Our study has a descriptive nature, despite the comprehensive inclusion of all most widely used bibliometric variables, their relationships, while considering academic age differences and fields of science. With the current descriptive setup, it is not possible to evaluate if the observed quantitative stratification signals inequality in access to resources such as research assistants and junior collaborators (Zhang et al. 2022). We do not know much about the type of contracts or positions these studied researchers hold; we only know their academic age. Similarly, the prestige of these academic institutions is not covered in our analysis, as well as the national policies that might affect the resources one accesses. These differences in resources and environment affect the type of research one can do and could lead to a different position on observational data i.e., bibliometric indicators. While our study sheds light on the stratifications because of its elaborated and comprehensive use of all relevant bibliometric variables, we did not have a causal setup and cannot evaluate the underlying causes leading to the reported stratifications and presented arguments on potential causes are based on our speculations.

Bibliometric indicators are widely used in national research assessment exercises (Akbaritabar et al. 2021; Zacharewicz et al. 2019) to determine who should be hired and promoted and whose research should be funded (Sugimoto and Larivière 2018).
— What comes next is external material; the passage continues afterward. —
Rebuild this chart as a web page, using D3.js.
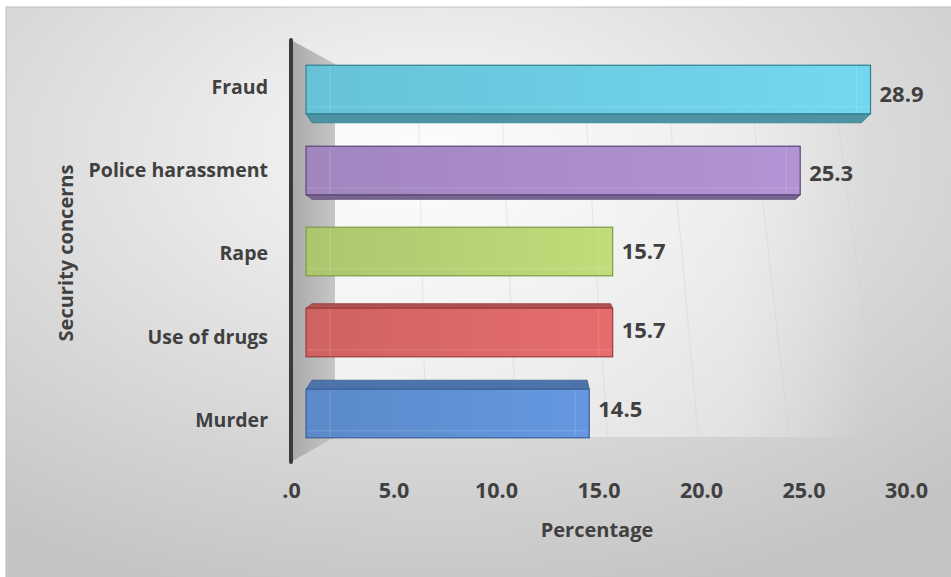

Based on our analysis, which was possible by adopting a global, multivariate, and multi-method framework to debunk the widely-spread myths about increased productivity, collaboration, internationalization, mobility, and impact among scientists, we call for a further elaborated investigation of these trends. We propose considering academic age, career cohorts and composition of a multitude of bibliometric variables instead of solely relying on one-indicator explanations which might be appealing to attract policy-makers’ attention, but might be detrimental to our understanding of the science system, its social structure, and its inherent stratification and intersectional inequalities (Kozlowski et al. 2022).